## Written task
For this exercise, output only the lines between the "Write a Python" line and the "plt.rcParams['font.family'] = ['Liberation" line, both of them included, and skip all pictures.

## Entries provided
===

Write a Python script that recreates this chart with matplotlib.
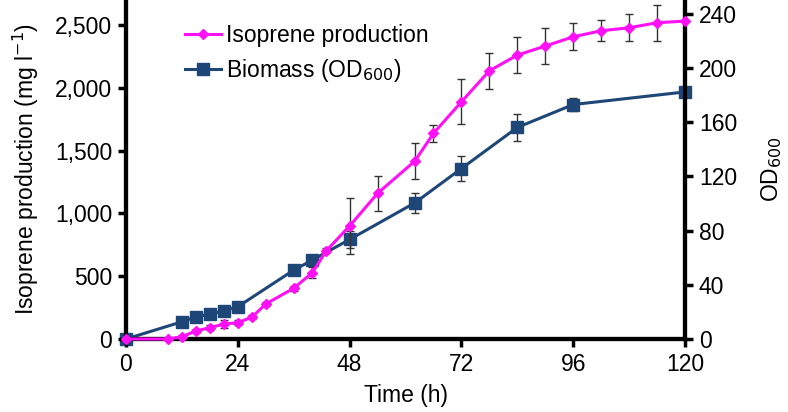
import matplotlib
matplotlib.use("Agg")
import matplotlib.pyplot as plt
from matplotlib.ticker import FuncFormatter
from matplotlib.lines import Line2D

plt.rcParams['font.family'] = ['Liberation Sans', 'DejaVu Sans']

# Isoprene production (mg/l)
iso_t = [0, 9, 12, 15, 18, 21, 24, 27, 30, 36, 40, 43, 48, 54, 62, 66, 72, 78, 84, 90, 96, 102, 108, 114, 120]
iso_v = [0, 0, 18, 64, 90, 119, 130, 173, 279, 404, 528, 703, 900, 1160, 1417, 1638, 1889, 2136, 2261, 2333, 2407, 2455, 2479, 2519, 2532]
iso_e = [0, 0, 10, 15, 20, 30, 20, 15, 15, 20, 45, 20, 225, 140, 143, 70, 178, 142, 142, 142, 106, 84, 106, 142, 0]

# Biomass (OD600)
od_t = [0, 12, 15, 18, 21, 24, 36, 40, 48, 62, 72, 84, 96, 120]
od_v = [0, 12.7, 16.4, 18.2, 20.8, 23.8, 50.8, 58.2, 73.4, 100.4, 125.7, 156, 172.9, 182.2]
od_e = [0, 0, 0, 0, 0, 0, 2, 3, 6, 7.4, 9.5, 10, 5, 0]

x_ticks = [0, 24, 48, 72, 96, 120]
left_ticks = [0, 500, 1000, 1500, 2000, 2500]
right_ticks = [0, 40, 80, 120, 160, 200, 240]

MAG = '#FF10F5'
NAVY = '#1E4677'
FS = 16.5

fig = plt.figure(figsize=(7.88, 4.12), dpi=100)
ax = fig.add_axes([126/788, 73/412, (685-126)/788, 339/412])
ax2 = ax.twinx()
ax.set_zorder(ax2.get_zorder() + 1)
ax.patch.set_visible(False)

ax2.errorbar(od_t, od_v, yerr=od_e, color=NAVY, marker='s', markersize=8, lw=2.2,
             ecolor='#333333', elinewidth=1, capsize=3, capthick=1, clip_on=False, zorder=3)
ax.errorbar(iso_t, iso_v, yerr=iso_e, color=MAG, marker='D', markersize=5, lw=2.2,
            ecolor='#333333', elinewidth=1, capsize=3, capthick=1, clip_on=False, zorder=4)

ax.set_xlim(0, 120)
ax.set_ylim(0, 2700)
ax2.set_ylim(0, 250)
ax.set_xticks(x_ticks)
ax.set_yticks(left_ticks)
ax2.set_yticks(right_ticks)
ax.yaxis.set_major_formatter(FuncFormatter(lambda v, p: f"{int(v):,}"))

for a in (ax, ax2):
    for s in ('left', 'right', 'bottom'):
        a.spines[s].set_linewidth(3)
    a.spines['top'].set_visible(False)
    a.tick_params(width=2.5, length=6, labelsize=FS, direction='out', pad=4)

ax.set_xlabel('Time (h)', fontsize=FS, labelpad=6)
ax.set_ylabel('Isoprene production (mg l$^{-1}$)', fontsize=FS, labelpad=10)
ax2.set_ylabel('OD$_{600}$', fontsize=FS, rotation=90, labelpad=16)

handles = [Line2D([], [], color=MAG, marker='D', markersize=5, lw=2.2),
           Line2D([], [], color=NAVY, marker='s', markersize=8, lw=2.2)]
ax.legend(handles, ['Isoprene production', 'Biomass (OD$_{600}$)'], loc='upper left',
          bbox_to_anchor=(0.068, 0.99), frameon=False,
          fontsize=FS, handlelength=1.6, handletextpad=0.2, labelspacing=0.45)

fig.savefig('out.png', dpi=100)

===

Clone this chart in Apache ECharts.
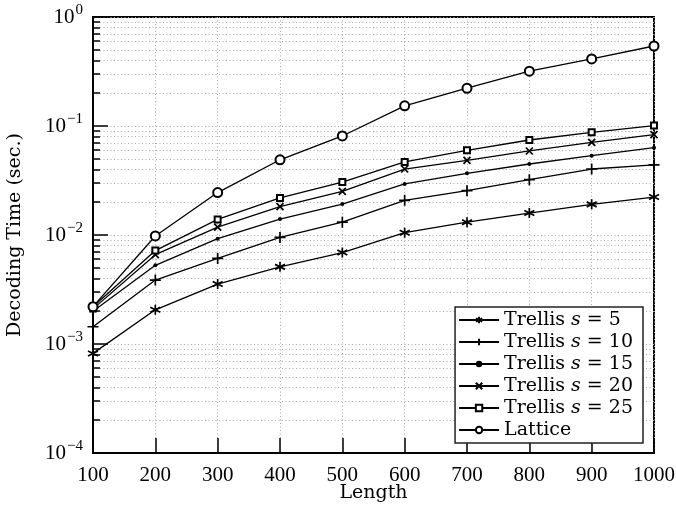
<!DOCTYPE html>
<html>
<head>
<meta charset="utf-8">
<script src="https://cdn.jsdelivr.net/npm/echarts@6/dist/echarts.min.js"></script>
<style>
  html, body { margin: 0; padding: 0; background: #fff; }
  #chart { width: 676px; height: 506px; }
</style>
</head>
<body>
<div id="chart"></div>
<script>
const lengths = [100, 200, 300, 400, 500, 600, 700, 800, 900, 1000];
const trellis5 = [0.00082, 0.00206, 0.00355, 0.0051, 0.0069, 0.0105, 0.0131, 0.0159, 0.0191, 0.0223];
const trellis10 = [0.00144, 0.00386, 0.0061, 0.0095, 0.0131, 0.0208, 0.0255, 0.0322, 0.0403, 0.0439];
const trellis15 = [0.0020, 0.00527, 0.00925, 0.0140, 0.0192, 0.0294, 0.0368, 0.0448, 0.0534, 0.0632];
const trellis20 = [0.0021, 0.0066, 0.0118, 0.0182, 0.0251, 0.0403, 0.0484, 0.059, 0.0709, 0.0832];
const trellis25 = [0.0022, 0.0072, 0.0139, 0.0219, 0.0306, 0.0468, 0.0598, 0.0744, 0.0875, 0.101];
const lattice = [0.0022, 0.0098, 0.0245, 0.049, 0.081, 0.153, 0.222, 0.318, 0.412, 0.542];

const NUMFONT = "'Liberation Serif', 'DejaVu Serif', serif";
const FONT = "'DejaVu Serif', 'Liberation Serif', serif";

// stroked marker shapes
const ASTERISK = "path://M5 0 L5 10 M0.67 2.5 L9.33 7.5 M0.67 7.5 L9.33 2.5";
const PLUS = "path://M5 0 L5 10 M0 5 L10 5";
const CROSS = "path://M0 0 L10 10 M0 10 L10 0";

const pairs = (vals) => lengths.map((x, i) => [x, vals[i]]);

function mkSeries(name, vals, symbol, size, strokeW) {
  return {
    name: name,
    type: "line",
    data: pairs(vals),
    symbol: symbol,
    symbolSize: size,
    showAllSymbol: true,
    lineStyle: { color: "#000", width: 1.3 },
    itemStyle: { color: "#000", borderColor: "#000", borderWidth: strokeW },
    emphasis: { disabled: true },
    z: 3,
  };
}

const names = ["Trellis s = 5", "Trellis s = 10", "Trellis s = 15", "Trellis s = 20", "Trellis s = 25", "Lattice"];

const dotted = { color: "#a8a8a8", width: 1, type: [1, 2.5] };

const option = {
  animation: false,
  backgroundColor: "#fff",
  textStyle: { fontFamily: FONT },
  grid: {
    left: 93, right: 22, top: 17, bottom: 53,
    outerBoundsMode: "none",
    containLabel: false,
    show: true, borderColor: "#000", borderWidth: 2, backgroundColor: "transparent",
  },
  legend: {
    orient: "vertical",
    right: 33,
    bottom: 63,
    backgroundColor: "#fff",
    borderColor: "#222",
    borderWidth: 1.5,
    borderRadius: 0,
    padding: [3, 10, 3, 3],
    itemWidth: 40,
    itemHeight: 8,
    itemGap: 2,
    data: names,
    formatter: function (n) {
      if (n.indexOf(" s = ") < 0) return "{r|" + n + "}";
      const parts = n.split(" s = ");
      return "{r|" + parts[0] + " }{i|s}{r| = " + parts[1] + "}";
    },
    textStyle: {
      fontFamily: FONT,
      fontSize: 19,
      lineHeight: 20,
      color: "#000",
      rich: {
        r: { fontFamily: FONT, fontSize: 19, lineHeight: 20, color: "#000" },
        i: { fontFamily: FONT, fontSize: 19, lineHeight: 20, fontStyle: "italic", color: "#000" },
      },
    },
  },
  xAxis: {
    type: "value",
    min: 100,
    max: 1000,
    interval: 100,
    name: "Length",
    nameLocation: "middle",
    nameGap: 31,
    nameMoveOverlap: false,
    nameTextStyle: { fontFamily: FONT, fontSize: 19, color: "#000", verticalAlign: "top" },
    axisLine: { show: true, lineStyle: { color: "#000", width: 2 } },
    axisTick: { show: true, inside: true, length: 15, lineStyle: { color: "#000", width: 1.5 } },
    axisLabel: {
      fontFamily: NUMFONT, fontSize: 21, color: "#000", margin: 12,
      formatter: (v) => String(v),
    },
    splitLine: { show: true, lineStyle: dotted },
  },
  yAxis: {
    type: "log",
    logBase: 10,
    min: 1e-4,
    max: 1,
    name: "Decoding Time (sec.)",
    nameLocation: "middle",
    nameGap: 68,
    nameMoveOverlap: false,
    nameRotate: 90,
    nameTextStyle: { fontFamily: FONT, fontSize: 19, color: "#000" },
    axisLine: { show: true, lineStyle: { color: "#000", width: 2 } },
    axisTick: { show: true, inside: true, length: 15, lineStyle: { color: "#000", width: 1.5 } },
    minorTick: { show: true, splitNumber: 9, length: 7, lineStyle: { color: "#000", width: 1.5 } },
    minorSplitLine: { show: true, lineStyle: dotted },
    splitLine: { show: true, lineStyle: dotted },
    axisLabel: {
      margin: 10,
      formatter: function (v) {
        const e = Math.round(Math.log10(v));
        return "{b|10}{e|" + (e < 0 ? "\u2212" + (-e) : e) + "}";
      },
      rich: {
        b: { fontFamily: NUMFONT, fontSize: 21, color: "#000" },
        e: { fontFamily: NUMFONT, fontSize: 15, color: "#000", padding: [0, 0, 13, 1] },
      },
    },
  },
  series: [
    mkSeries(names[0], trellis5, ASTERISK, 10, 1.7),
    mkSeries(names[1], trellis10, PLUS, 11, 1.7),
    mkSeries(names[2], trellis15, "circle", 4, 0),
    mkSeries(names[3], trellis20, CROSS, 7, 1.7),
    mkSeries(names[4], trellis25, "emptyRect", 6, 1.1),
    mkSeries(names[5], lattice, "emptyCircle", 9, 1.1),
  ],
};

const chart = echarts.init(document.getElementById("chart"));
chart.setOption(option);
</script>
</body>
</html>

===

## Full response
Write a Python script that recreates this chart with matplotlib.
import matplotlib
matplotlib.use("Agg")
import matplotlib.pyplot as plt
from matplotlib.ticker import FuncFormatter
from matplotlib.lines import Line2D

plt.rcParams['font.family'] = ['Liberation Sans', 'DejaVu Sans']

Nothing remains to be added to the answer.